Shoppers walk by, perusing the oranges, potatoes and home-made Rakiya, oblivious to the looming memorial to the victims of the 5 February 1994 shelling, which took the lives of 68 people just like them, people who were trying to do some shopping in besieged Sarajevo.

How the people of Sarajevo cope with the wounds of the Bosnian War of 1992-1995, the bloodiest of the conflicts that put an end to Yugoslavia in the 1990s, is a question any visitor to the capital of Bosnia and Herzegovina struggles to answer.

The beauty of Sarajevo only makes the task harder. Spread at the foot of forbidding mountains that are so typical of the Western Balkans, the city is a delicious mixture of fine Ottoman architecture, the elegant fin-de-siècle style of Austria-Hungary, and futuristic Yugoslavian modernism. The embodiment of the East-Meets-West-While-Stuck-Between-a-Communist-Past-and-a-Democratic-Present cliché, Sarajevo is a city of hearty Balkan food, vibrant modern culture, rising numbers of tourists and the gentrification and hipsterisation that go with it. It also has its fair share of international retail brands, flashy new hotels and shopping malls.

Sarajevo could be one of those delightful destinations that make you feel like an explorer without losing your Wi-Fi access, it it were not for the traces of two of the 20th century's more prominent conflicts. They turn a visit to the capital of Bosnia into a more poignant experience.

The humble bridge where, on 28 June 1914 Franz Ferdinand, the heir to the Austrian-Hungarian throne was killed, makes for a disturbing sight. The mind struggles to comprehend the chain of events, both planned and accidental, that led to the assassination of a major political figure in the backwater of Sarajevo, triggering the First and ultimately the Second World War.

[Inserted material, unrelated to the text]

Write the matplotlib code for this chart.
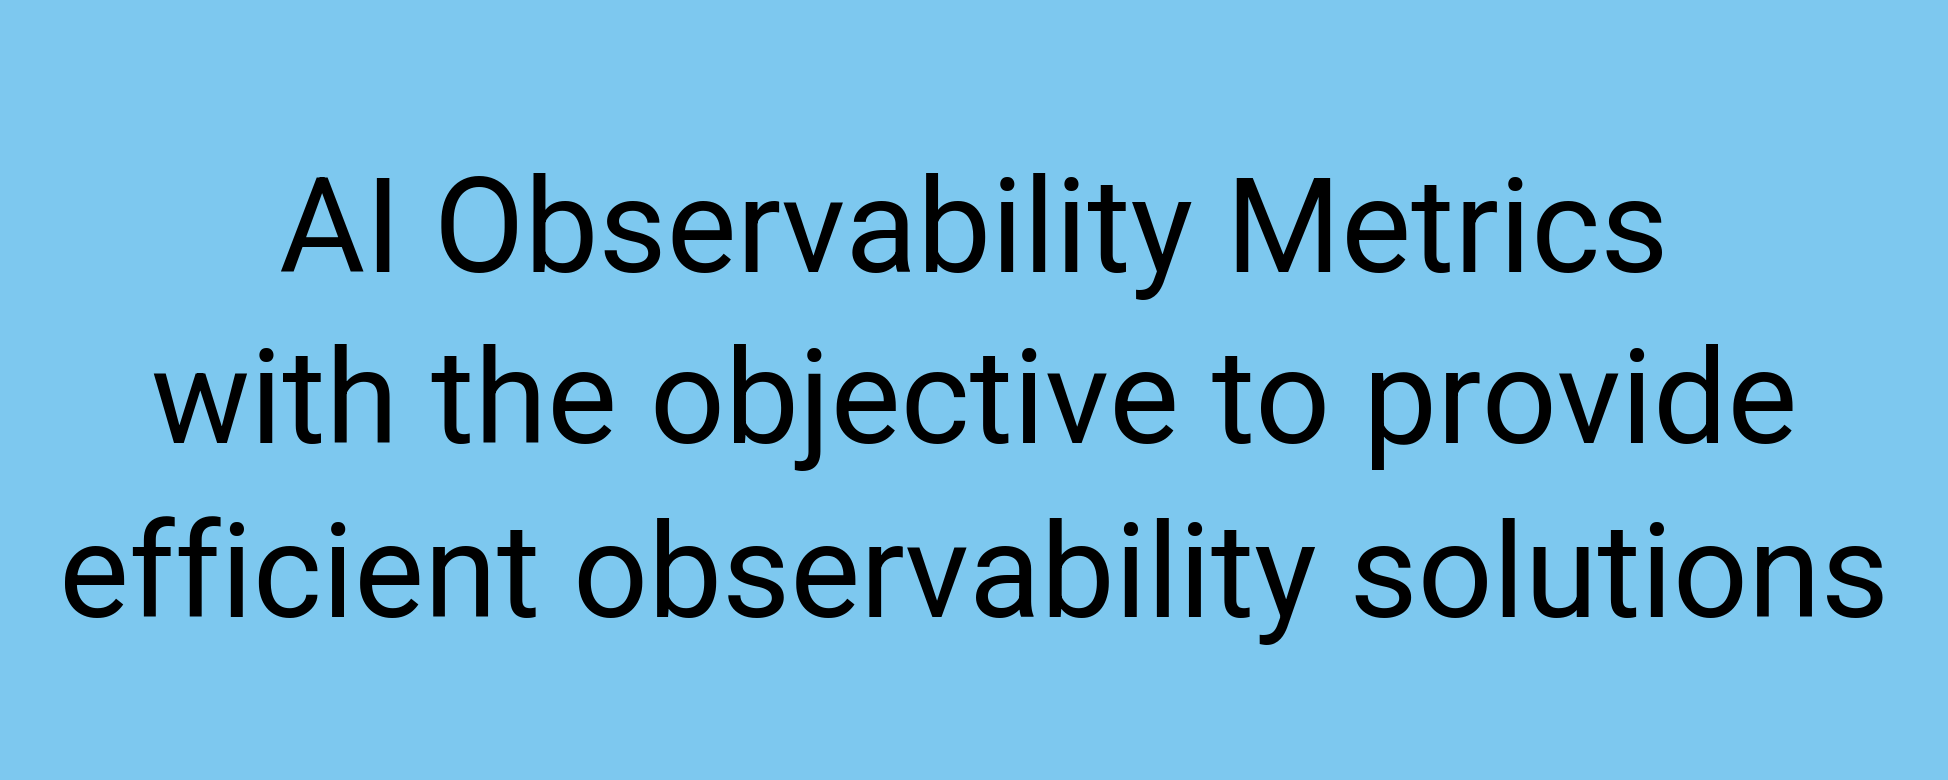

The scars from the Bosnian War are everywhere. Pink and red "Sarajevo Roses," the remains of shells hitting the pavements during the four-year siege of the city still "bloom" in the streets. Old sniper-fire scars pockmark the walls of apartment blocks and administrative buildings. Local souvenirs go beyond the typical array of traditional crafts and made in China knickknacks: in Sarajevo you can buy a pen, a keychain, or a vase made of shells of all calibers. The makeshift cemeteries that appeared when the besieged city ran out of burial spaces are still there: row after row of white stones with names sharing the same years of death, from 1992 to 1996. The remains of the bobsleigh track, a part of the extensive sport facilities built on Mount Trebeviĉ for the 1984 Sarajevo Winter Olympics, are now a dystopian ruin, covered with graffiti and the evidence of gunfights.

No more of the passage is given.